Sunday, June 22, 2008
Reverse Dominance Hierarchies
Pundits love to complain about how stupid George Bush is, but he’s not an idiot. They are correct, however, in that most pundits probably do know more history, languages, and science than our president. I'm sure there are at least 100k normal people who have an IQ a standard deviation higher than Bush.
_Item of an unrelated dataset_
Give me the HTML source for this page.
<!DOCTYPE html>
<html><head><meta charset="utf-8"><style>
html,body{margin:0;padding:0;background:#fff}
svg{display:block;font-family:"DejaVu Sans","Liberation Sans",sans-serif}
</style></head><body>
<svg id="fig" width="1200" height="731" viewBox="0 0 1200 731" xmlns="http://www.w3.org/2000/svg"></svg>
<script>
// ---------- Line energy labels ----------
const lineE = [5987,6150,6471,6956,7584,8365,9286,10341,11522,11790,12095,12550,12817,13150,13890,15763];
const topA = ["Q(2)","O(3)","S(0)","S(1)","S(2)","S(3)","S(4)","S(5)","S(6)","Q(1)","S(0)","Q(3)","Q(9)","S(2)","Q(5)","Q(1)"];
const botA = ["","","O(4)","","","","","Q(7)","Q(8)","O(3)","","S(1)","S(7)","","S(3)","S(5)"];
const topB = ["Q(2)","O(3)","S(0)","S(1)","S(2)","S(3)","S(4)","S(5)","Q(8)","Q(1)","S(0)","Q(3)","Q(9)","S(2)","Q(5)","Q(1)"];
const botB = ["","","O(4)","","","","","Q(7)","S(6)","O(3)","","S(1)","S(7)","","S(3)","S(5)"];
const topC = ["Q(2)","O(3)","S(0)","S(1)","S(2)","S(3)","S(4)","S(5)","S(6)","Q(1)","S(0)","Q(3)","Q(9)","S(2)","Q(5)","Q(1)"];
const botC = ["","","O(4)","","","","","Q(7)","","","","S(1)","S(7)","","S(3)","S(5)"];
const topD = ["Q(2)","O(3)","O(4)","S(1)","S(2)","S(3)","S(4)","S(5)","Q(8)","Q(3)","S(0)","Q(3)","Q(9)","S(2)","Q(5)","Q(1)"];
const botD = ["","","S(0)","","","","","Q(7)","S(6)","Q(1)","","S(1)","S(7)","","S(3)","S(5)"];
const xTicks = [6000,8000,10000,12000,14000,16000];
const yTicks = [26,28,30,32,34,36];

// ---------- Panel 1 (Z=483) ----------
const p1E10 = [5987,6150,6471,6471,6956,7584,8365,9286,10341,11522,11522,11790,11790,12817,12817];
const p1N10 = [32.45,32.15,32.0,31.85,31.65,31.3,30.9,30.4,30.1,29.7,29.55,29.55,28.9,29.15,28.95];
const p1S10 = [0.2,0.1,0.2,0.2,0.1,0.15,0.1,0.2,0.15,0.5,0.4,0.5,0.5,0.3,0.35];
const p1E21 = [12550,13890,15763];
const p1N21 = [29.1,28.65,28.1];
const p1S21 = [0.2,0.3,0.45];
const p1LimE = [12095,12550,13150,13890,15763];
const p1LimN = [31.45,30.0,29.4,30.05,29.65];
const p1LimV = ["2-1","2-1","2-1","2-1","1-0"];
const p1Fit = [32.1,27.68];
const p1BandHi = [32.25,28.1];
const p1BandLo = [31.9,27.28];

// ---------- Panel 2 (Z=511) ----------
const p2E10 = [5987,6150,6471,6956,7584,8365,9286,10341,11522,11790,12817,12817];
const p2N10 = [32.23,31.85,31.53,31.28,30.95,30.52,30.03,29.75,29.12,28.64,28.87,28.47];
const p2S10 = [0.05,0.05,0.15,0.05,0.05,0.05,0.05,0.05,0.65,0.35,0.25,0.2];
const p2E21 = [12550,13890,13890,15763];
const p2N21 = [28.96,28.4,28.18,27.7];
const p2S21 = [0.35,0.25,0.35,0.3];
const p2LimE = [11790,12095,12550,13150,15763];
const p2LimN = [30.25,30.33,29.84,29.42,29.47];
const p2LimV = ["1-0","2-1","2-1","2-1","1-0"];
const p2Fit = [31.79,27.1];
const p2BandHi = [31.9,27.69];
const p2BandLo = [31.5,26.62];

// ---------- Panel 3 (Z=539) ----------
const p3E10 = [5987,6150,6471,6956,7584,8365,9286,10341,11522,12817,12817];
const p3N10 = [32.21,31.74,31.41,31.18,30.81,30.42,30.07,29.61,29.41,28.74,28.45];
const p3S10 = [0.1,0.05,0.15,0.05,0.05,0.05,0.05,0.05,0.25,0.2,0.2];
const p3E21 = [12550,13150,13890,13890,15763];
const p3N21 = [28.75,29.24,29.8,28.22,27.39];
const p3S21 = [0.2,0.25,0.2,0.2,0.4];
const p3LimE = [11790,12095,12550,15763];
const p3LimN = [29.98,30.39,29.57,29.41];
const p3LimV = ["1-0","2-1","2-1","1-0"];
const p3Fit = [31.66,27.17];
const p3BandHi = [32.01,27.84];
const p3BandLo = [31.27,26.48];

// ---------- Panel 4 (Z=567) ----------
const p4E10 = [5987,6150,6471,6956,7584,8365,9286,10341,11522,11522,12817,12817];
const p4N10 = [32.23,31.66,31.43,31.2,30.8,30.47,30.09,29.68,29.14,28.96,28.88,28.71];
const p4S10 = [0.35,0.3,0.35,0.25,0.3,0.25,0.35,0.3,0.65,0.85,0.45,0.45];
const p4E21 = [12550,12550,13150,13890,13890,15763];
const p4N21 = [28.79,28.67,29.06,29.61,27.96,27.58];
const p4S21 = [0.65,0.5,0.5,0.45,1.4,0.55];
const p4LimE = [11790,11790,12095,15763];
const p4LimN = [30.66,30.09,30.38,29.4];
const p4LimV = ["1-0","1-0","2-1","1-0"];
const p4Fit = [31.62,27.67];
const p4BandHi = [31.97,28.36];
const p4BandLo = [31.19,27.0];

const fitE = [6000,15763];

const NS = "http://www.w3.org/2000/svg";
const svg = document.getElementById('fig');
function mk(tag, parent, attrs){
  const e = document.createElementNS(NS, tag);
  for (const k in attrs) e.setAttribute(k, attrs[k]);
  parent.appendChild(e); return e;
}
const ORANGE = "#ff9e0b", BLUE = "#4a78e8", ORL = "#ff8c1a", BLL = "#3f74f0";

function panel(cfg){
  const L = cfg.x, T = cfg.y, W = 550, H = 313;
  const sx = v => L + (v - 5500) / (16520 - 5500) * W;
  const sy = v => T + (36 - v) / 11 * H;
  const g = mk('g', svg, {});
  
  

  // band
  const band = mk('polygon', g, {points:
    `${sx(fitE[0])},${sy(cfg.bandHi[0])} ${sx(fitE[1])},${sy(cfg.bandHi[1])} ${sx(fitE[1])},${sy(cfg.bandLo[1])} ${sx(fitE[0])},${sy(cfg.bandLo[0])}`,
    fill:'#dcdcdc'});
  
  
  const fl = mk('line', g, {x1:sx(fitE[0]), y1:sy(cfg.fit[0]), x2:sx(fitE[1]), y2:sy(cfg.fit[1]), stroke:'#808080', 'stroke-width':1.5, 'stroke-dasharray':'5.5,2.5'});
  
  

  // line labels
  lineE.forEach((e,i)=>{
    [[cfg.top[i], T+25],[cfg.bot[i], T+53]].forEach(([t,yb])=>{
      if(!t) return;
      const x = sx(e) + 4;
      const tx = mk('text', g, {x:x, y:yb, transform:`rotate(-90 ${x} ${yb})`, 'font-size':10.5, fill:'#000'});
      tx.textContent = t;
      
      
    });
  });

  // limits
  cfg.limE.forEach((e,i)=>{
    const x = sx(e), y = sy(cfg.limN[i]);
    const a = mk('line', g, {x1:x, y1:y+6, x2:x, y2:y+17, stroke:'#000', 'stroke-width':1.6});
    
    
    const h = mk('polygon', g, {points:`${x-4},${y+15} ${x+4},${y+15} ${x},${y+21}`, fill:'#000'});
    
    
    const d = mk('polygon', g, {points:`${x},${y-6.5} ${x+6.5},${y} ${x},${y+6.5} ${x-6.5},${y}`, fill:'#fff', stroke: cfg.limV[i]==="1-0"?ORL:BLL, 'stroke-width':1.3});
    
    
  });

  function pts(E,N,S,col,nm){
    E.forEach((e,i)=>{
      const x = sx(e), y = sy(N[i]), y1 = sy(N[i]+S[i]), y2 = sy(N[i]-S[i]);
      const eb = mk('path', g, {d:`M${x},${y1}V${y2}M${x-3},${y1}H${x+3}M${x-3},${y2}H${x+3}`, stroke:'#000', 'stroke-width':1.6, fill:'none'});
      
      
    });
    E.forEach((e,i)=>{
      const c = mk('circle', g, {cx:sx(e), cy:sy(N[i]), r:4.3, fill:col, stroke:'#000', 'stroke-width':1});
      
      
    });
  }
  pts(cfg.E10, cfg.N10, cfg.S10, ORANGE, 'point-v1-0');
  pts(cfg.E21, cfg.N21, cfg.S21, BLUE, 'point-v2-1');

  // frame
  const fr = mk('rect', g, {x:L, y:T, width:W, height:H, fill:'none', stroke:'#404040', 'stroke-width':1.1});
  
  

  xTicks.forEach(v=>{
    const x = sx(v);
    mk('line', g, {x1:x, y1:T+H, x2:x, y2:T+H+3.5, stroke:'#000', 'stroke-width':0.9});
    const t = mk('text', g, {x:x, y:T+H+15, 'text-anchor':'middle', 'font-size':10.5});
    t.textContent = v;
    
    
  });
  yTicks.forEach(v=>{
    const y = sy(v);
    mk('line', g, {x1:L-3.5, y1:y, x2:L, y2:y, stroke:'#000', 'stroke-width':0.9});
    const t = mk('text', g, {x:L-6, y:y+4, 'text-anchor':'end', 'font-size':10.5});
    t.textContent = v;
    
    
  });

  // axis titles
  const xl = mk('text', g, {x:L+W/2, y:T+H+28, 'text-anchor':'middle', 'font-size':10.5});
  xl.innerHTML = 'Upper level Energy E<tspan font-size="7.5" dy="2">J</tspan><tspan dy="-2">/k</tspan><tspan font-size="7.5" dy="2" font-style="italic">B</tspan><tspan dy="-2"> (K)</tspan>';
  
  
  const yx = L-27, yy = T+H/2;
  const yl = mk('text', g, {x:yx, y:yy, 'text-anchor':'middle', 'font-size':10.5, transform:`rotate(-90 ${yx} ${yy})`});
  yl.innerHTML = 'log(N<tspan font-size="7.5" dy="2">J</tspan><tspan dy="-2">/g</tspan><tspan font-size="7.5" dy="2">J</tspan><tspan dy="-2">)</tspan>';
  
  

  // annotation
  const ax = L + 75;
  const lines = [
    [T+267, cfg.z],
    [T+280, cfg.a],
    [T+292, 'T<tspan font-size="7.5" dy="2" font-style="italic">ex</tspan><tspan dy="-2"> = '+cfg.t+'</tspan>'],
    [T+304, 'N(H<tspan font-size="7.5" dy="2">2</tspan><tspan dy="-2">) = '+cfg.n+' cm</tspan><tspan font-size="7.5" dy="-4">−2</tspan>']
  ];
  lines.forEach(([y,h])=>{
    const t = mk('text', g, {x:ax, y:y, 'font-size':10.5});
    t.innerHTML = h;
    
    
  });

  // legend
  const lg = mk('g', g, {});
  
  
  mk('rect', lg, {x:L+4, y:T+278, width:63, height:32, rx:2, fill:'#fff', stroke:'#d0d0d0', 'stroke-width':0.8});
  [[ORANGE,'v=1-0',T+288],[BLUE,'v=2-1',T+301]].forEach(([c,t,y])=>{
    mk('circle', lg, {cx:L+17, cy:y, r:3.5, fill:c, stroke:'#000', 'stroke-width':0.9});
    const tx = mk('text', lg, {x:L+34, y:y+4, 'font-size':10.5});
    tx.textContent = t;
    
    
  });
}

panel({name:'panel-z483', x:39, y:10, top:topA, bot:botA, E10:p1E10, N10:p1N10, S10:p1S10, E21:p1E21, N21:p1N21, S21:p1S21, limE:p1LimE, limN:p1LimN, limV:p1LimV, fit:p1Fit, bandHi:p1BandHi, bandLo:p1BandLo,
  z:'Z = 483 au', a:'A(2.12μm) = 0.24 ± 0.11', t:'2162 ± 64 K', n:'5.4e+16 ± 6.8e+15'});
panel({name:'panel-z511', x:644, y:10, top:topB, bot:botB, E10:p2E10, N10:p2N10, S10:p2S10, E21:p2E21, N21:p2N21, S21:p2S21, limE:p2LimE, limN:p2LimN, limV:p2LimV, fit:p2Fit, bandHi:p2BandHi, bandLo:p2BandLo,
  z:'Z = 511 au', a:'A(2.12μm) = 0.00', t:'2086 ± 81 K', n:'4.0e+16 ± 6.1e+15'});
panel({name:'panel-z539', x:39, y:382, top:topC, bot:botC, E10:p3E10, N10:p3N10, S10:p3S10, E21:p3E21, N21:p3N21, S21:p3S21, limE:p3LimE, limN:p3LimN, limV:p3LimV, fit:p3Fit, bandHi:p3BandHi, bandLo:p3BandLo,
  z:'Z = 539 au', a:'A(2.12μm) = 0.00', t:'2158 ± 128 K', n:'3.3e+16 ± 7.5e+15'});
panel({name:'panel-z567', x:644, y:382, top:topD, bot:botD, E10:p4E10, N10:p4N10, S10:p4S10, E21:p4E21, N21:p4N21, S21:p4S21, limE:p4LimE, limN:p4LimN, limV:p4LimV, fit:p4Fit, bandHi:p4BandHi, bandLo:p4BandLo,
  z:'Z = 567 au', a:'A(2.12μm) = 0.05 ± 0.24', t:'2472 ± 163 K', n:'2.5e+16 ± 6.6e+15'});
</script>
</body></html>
Why are our leaders are so ‘slightly above average’? Because humans generally prefer reverse dominance hierarchies for their collectives.
Dominance hierarchies -- based on the relationship of domination and submission -- are characteristic of all non-human hominid societies (an extreme example being the tiny-testicled, alpha-male gorilla lording it over his band of mates) and are found in many other species of animal -- as in the proverbial pecking order among chickens, dogs, horses, seals, etc.
Likewise, dominance hierarchies are a defining characteristic -- in fact, an overwhelming feature -- of every known civilization before modern times. It is a curious fact, therefore, that dominance hierarchies are rare in the ethnographic literature describing hunting-and-gathering societies -- and thus, presumably, also rare in hunting-and-gathering societies as they existed during much of our common evolutionary past.
To account for this fact, an anthropologist at UCLA named Christopher Boehm proposed a couple of years ago the idea of a reverse dominance hierarchy. The gist of his idea is that a love of dominance was so bred into the human species (males above all) during their long, shared hominid past, that they developed an innate distaste of being dominated by others. Thus armed with a motive, and using the cooperative skills which language and their big brains conferred upon them, all the lesser males in a group who were in danger of being dominated by an alpha male, would form a ‘reverse dominance hierarchy’ to put the would-be tyrant in his place. In this way, dominance behavior, while not eliminated entirely, could be moderated and dispersed.
As the anthropologist Harold Schneider puts it: ‘all men seek to rule, but if they cannot, they seek to be equal’. Upstarts are put in their place in a variety of ways. For example, !Kung bushmen will mock the gift of someone, because they see gift giving as an attempt to signal superior status. In effect, they ridicule this act because they see it as a pretext (clever bushmen!). In more complex societies, groups of men actually kill the upstart for a crime conveniently determined. Thus, egalitarianism is an implication of this aversion to strong rulers.
So much political punditry is a farce because all these policy wonks parse the words of politicians as if they were The Oracle at Delphi. Any real depth in these remarks is like reading one's anxieties into inkblots. If you read the text of any politician, the main feature is its blandness, the smarmy, recycled clichés that allow listeners to believe it means whatever they want it to. The president of the US, like the president of your senior class, or the general secretary of the UN, is someone chosen for his malleability and his simultaneous ability to appear non-malleable, as if we want him to be smart sounding but not smart. It's tolerable once you realize its comical.
At the margin there are differences, sometimes greater than others, but one must admit that the main attribute of such ‘leaders’ is being ingratiating and non-threatening to the greatest number of people. Humans do not wish to have ‘rulers’ with high intelligence or education, because these people would be less controllable. After Tim Russert, a prominent weekly tv interviewer died, one pundit suggested getting someone really smart to replace him, like Paul Krugman, or Christopher Hitchens. Immediately it was obvious this was a bad idea, because these people have strong, educated opinions, and even I would find their elevation annoying because on the many issues where they and I disagree, they would too skillfully frame the debate disadvantageously to my side. Having a somewhat thoughtful, but not too thoughtful, person ‘leading’ the debate is a necessary compromise.